Drei Fragen an Karlheinz Kornhäusl

„Sind auf einem guten Weg“

Der Obmann der Bundessektion Turnusärzte, Karlheinz Kornhäusl, beurteilt die Ergebnisse der Fachärzte-Ausbildung zwar grundsätzlich positiv, sieht aber in einigen Bereichen noch Optimierungspotential.

ÖÄZ: Welche Schlüsse ziehen Sie aus dem Ergebnis der Evaluierung?
Kornhäusl: Dort, wo Ausbildungskonzepte vorliegen und wo es auch entsprechendes Engagement von allen Seiten gibt, dort funktioniert die Ausbildung, und das spiegelt sich auch in der Bewertung wider. Die Durchschnittsnote von 2,36 ist nicht schlecht, aber wir sind noch nicht dort, wo wir hinwollen.
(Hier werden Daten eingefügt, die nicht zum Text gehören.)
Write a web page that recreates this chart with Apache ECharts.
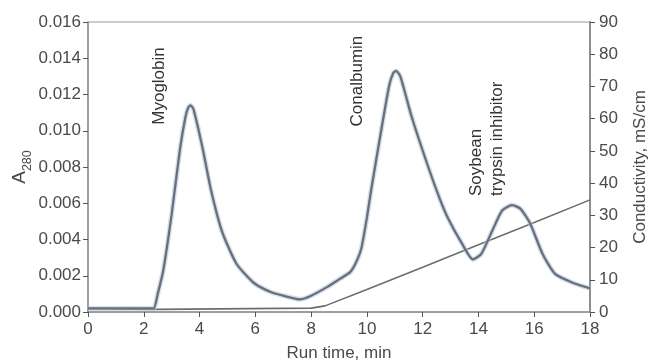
<!DOCTYPE html>
<html>
<head>
<meta charset="utf-8">
<script src="https://cdn.jsdelivr.net/npm/echarts@6/dist/echarts.min.js"></script>
<style>
  html, body { margin: 0; padding: 0; background: #fff; }
  #chart { width: 652px; height: 362px; }
</style>
</head>
<body>
<div id="chart"></div>
<script>
// run time (min) and A280 absorbance
const uvTime = [0, 1, 2, 2.35, 2.5, 2.7, 3.0, 3.3, 3.5, 3.6, 3.68, 3.78, 4.1, 4.4, 4.75, 5.0, 5.35, 5.95, 6.55, 7.0, 7.6,
  8.0, 8.6, 9.0, 9.4, 9.6, 9.8, 10.0, 10.15, 10.5, 10.8, 10.95, 11.05, 11.2, 11.6, 12.2, 12.6, 12.9, 13.4, 13.8, 14.1,
  14.5, 14.85, 15.2, 15.5, 15.85, 16.3, 16.75, 17.4, 18];
const a280 = [0.0002, 0.0002, 0.0002, 0.0002, 0.0010, 0.0023, 0.0054, 0.0090, 0.0108, 0.0113, 0.0114, 0.0112, 0.0091,
  0.0068, 0.0047, 0.0037, 0.0026, 0.0016, 0.0011, 0.0009, 0.0007, 0.0009, 0.0014, 0.0018, 0.0022, 0.0027, 0.0035,
  0.0052, 0.0067, 0.0099, 0.0125, 0.0132, 0.0133, 0.0130, 0.0108, 0.0080, 0.0063, 0.0052, 0.0038, 0.0029, 0.0032,
  0.0045, 0.0056, 0.0059, 0.0057, 0.0049, 0.0032, 0.0021, 0.0016, 0.0013];

// conductivity gradient (mS/cm)
const condTime = [0, 2.5, 8, 8.5, 10, 12, 14, 16, 18];
const conductivity = [1, 0.8, 1.2, 1.9, 7.0, 13.9, 20.9, 27.8, 34.8];

const xTicks = [0, 2, 4, 6, 8, 10, 12, 14, 16, 18];

// peak labels: [text lines, run time, A280] (centre of label)
const peakLabels = [
  { lines: ['Myoglobin'], x: 2.56, y: 0.01247, align: 'center' },
  { lines: ['Conalbumin'], x: 9.65, y: 0.01274, align: 'center' },
  { lines: ['Soybean', 'trypsin inhibitor'], x: 14.3, y: 0.0064, align: 'left' }
];

const font = 'Liberation Sans, Arial, sans-serif';
const textColor = '#4a4a4a';
const axisColor = '#8f8f8f';

const chart = echarts.init(document.getElementById('chart'));

const uvData = uvTime.map((t, i) => [t, a280[i]]);
const condData = condTime.map((t, i) => [t, conductivity[i]]);

chart.setOption({
  animation: false,
  grid: { left: 88, right: 62, top: 22, bottom: 50, show: true, borderColor: '#9a9a9a', borderWidth: 1,
    containLabel: false, outerBoundsMode: 'none' },
  xAxis: {
    type: 'value', min: 0, max: 18, interval: 2,
    name: 'Run time, min', nameLocation: 'middle', nameGap: 33,
    nameTextStyle: { fontFamily: font, fontSize: 17, color: textColor },
    axisLine: { show: true, lineStyle: { color: axisColor, width: 1.5 } },
    axisTick: { show: true, length: 5, lineStyle: { color: '#555' } },
    axisLabel: { fontFamily: font, fontSize: 17, color: textColor, margin: 9,
      customValues: xTicks },
    splitLine: { show: false }
  },
  yAxis: [
    {
      type: 'value', min: 0, max: 0.016, interval: 0.002,
      axisLine: { show: true, lineStyle: { color: axisColor, width: 1.5 } },
      axisTick: { show: true, length: 5, lineStyle: { color: '#555' } },
      axisLabel: { fontFamily: font, fontSize: 17, color: textColor, margin: 7,
        formatter: (v) => v.toFixed(3) },
      splitLine: { show: false }
    },
    {
      type: 'value', min: 0, max: 90, interval: 10, position: 'right',
      name: 'Conductivity, mS/cm', nameLocation: 'middle', nameGap: 42, nameRotate: 90,
      nameTextStyle: { fontFamily: font, fontSize: 17, color: textColor },
      axisLine: { show: true, lineStyle: { color: axisColor, width: 2 } },
      axisTick: { show: true, length: 5, lineStyle: { color: '#555' } },
      axisLabel: { fontFamily: font, fontSize: 17, color: textColor, margin: 9 },
      splitLine: { show: false }
    }
  ],
  series: [
    {
      name: 'Conductivity', type: 'line', yAxisIndex: 1, showSymbol: false,
      data: condData,
      lineStyle: { color: '#6d6d70', width: 1.6 }
    },
    {
      name: 'A280 halo', type: 'line', yAxisIndex: 0, showSymbol: false, smooth: 0.2,
      data: uvData, silent: true,
      lineStyle: { color: 'rgba(170,200,230,0.55)', width: 5 }
    },
    {
      name: 'A280', type: 'line', yAxisIndex: 0, showSymbol: false, smooth: 0.2,
      data: uvData,
      lineStyle: { color: '#6e6e76', width: 2.3 }
    }
  ]
});

// peak annotations, placed through the chart's own coordinate system
const graphics = peakLabels.map((p) => {
  const [px, py] = chart.convertToPixel({ xAxisIndex: 0, yAxisIndex: 0 }, [p.x, p.y]);
  return {
    type: 'text',
    x: px, y: py, rotation: Math.PI / 2,
    style: {
      text: p.lines.join('\n'), fontFamily: font, fontSize: 17, fill: '#333',
      align: p.align, verticalAlign: 'middle', lineHeight: 21
    }
  };
});

// left axis title A280 with subscript, centred on the axis
const midY = chart.convertToPixel({ yAxisIndex: 0 }, 0.008);
graphics.push({
  type: 'text',
  x: 22, y: midY, rotation: Math.PI / 2,
  style: {
    text: '{a|A}{s|280}', align: 'center', verticalAlign: 'middle',
    rich: {
      a: { fontFamily: font, fontSize: 19, fill: textColor, lineHeight: 24, verticalAlign: 'top' },
      s: { fontFamily: font, fontSize: 12.5, fill: textColor, lineHeight: 24, verticalAlign: 'bottom', padding: [9, 0, 0, 0] }
    }
  }
});
chart.setOption({ graphic: graphics });
</script>
</body>
</html>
Es gibt noch Luft nach oben. Ein Punkt, der mir besonders wichtig ist: Wir werden uns ganz genau die Fächer anschauen müssen, die bei der Beurteilung nicht so gut abschneiden. Hier müssen wir in den nächsten Jahren aktiv werden und Maßnahmen setzen. Ein zweiter Punkt, der bei dieser Studie auffällt: die Unzufriedenheit mit der Work-Life-Balance; denn für jeden Fünften ist sie schlecht oder sehr schlecht. Hier kommt in den nächsten Jahren einiges an Arbeit auf uns zu.

Wird es weitere Evaluierungen geben?
Wir haben jetzt einmal eine Bestandsaufnahme und mir ist es wichtig zu schauen, wohin sich die Ausbildung weiterentwickelt. Aus der Online Evaluierung der Ausbildung zum Allgemeinmediziner wissen wir, dass die Abteilungen, die in den ersten Befragungen ganz schlecht abgeschnitten haben, das als Ansporn genommen haben und rasch zu den besten Abteilungen mutiert sind. Ja, ich sehe das Bemühen um eine Verbesserung der Ausbildung – das ist die positive Seite der Medaille. Die negative: Es ist schon reichlich spät, hier das Ruder herumzureißen. Aber das ganze System ist ja permanent im Wandel.

Was muss konkret geschehen?
Von zentraler Bedeutung ist, dass die Krankenanstaltenträger eine gute Ausbildung als Verpflichtung ansehen. Auch wenn nun die Ärzte-Ausbildungs-Ordnung 2015 in Kraft ist, nützt das nichts, wenn wir dieses Gesetz nicht mit Leben erfüllen – und es liegt an uns allen, dieses Gesetz mit Leben zu füllen. Für die, die in Ausbildung sind, wird man mehr Zeit und auch Personal zur Verfügung stellen müssen. Hand in Hand damit wird die Entlastung von Administration und Dokumentation gehen müssen. 40 Prozent ihrer Arbeitszeit verwenden Ärzte nach wie vor für Dokumentation und Administration. Und in der Umfrage geben 41 Prozent der Kolleginnen und Kollegen an, dass der mitverantwortliche Tätigkeitsbereich nicht umgesetzt ist. Schon allein daraus ist ersichtlich, welches Potential in Wirklichkeit vorhanden ist, das man für die Ausbildung nutzen könnte.